§ Work required
Copy exactly the lines from the beginning of the data down to and including the line holding "ax = fig.add_axes([75", without any pictures.

§ Data segment
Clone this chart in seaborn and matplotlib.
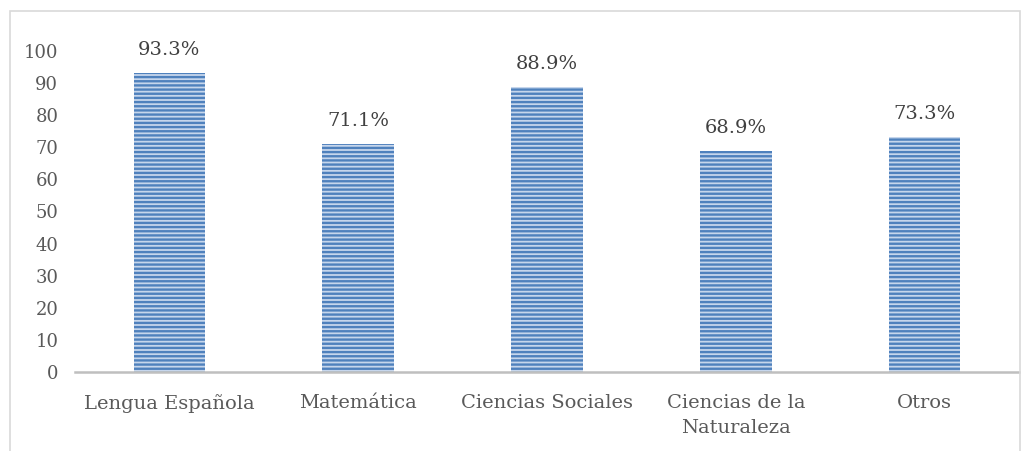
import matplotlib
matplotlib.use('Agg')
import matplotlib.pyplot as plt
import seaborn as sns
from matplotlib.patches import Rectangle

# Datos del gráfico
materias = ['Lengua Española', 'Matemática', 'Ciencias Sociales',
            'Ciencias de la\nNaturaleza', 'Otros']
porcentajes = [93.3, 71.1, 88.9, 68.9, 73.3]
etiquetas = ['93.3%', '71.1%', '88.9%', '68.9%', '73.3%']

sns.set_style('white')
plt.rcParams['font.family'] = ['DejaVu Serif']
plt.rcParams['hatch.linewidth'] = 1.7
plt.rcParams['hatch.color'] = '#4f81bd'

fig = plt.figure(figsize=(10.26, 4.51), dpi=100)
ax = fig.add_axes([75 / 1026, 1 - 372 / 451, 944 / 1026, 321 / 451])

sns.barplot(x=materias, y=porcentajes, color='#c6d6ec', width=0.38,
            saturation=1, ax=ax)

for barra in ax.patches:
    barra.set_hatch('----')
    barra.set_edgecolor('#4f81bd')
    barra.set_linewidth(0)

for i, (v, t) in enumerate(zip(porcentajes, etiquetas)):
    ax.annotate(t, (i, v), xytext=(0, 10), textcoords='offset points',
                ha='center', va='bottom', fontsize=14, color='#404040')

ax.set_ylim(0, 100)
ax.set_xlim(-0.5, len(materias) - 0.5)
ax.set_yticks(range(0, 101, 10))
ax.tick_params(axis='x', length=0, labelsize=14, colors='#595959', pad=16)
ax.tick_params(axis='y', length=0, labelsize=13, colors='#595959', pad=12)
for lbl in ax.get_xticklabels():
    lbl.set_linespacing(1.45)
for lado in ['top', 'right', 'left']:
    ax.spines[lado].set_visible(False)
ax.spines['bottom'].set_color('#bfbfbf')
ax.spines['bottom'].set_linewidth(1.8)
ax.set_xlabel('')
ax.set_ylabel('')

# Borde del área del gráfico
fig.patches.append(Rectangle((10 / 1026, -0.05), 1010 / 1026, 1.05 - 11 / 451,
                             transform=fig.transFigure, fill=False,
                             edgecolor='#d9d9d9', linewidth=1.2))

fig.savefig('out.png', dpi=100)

§ Result of this exercise
Clone this chart in seaborn and matplotlib.
import matplotlib
matplotlib.use('Agg')
import matplotlib.pyplot as plt
import seaborn as sns
from matplotlib.patches import Rectangle

# Datos del gráfico
materias = ['Lengua Española', 'Matemática', 'Ciencias Sociales',
            'Ciencias de la\nNaturaleza', 'Otros']
porcentajes = [93.3, 71.1, 88.9, 68.9, 73.3]
etiquetas = ['93.3%', '71.1%', '88.9%', '68.9%', '73.3%']

sns.set_style('white')
plt.rcParams['font.family'] = ['DejaVu Serif']
plt.rcParams['hatch.linewidth'] = 1.7
plt.rcParams['hatch.color'] = '#4f81bd'

fig = plt.figure(figsize=(10.26, 4.51), dpi=100)
ax = fig.add_axes([75 / 1026, 1 - 372 / 451, 944 / 1026, 321 / 451])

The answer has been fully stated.